Is it a logical reaction for some fans to be worried after the Spartans mediocre efforts? Absolutely. But I’m here to assure you that the issues at hand aren’t as dire as you might think.

First off, MSU has adapted to prevailing in crunch time in utmost thrilling fashion. The Spartans won six games, four of them ranked games, by a touchdown or less last season. Regardless of the quality of their opponent, the Spartans thrive with their backs against the wall.

Whether it was the improbable win against Michigan, or the game winning field goal against Ohio State, Michigan State seems to find a way to get the job done. That’s no exception with the Furman game. These types of outcomes will once again become the theme of MSU’s season.

Next, the penalties and turnovers are easily correctable problems. Both traits are very uncharacteristic of Michigan State football, as the Spartans are reputable for forcing opponents to commit turnovers and penalties.

Senior tight end Josiah Price was hit with two personal fouls, but those are completely preventable. The MSU coaching staff wants to see their troops have self-control before they nitpick the holding and pass interference calls.

Speaking of which, the offensive line needs to hold their end of the bargain while remaining aggressive at the point of attack. The secondary as a whole, especially Darian Hicks, need to grasp the concept of turning around and locating the football when in the air while crafting good timing on pass breakups. This will avoid drawing flags for pass interference.

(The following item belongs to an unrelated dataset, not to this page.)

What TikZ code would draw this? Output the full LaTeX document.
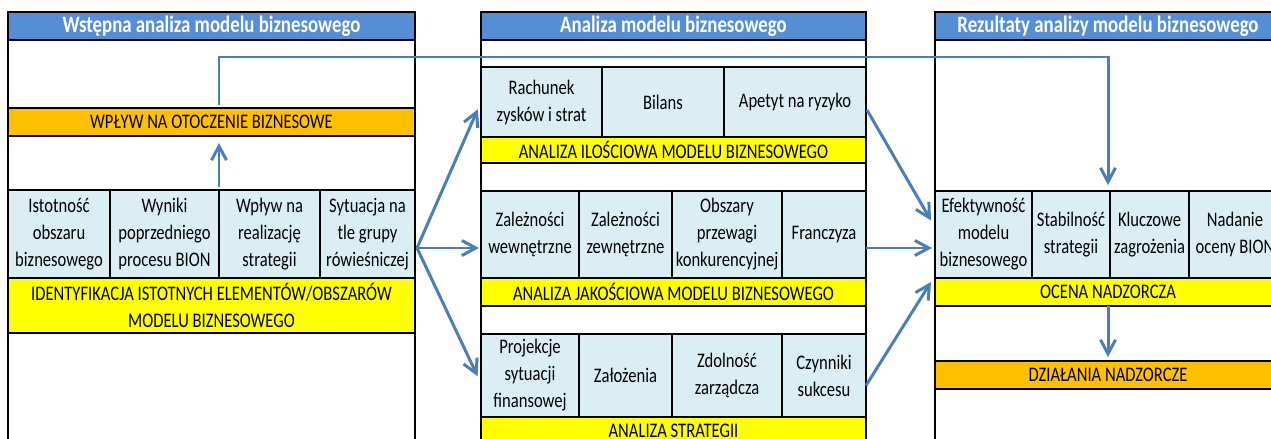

The turnovers can be limited with an emphasis on ball security and better decision making.

Now let’s move to the root of the problem: fundamentals. There was sloppy execution on offense that led to the bizarre penalties and turnovers due to a maturing offense.

Tyler O’Connor had a nice showing, but had some mental miscues along the way. The fifth-year senior had a sense of panic and hesitation in the pocket throughout the night. Even with solid protection, he impulsively scrambled right into the defensive line. O’Connor also did a poor job of reading through his progressions, staring down one side of the field far too often.

There was miscommunication at the line of scrimmage that caused disruption. O’Connor bobbled a few of the snaps and some of the hand off exchanges were not handled cleanly. The poor timing caused him to improvise when things broke down.

There is no doubt that O’Connor was nervous for his first career start, and coach Mark Dantonio hopes that he got all the jitters out of his system. Thanks to the upcoming bye week, O’Connor and crew will have two weeks to sort things out by watching film and building on chemistry before the Notre Dame game.

There is a lot for Spartan fans to be optimistic about after the first game that was overshadowed by the minor errors. LJ Scott is the head honcho of the deep running backs. Even with studs R.J. Shelton and Josiah Price, receivers Monty Madaris and Felton Davis stole the show against Furman. Fullbacks Prescott Line and Delton Williams also shined in their new roles.

The defense came through as usual with star linebacker trio of Riley Bullough, Chris Frey and Andrew Dowell carrying the team on their back. Minus the penalties, the defensive backfield is showing shades of the No Fly Zone with their lockdown coverage. Aside from Michael Geiger’s missed field goal, the special teams unit looked much better than last year’s version with better tackling and spot on coverage on kick and punt returns.

If Michigan State can make adjustments and improve on the basic fundamentals on offense, the rest will take care of itself. The penalties and turnovers will start to dissolve with more effective communication.

There are two different directions that the offense can go from here on out. They can reflect the one-dimensional 2012 offense, where the unit will struggle to score and put all the pressure on their defense to lead them to victory. Or they can mirror the 2013 offense, where O’Connor comfortably settles into his role while a variety of different playmakers emerge to help him out. Despite not being the most efficient group, this version will set up the defense in prime position for success, where the opposing offense is forced to march the entire length of the field to score.

The MSU faithful will find out just how well the Spartans have fixed up their kinks when they head to South Bend in just two short weeks.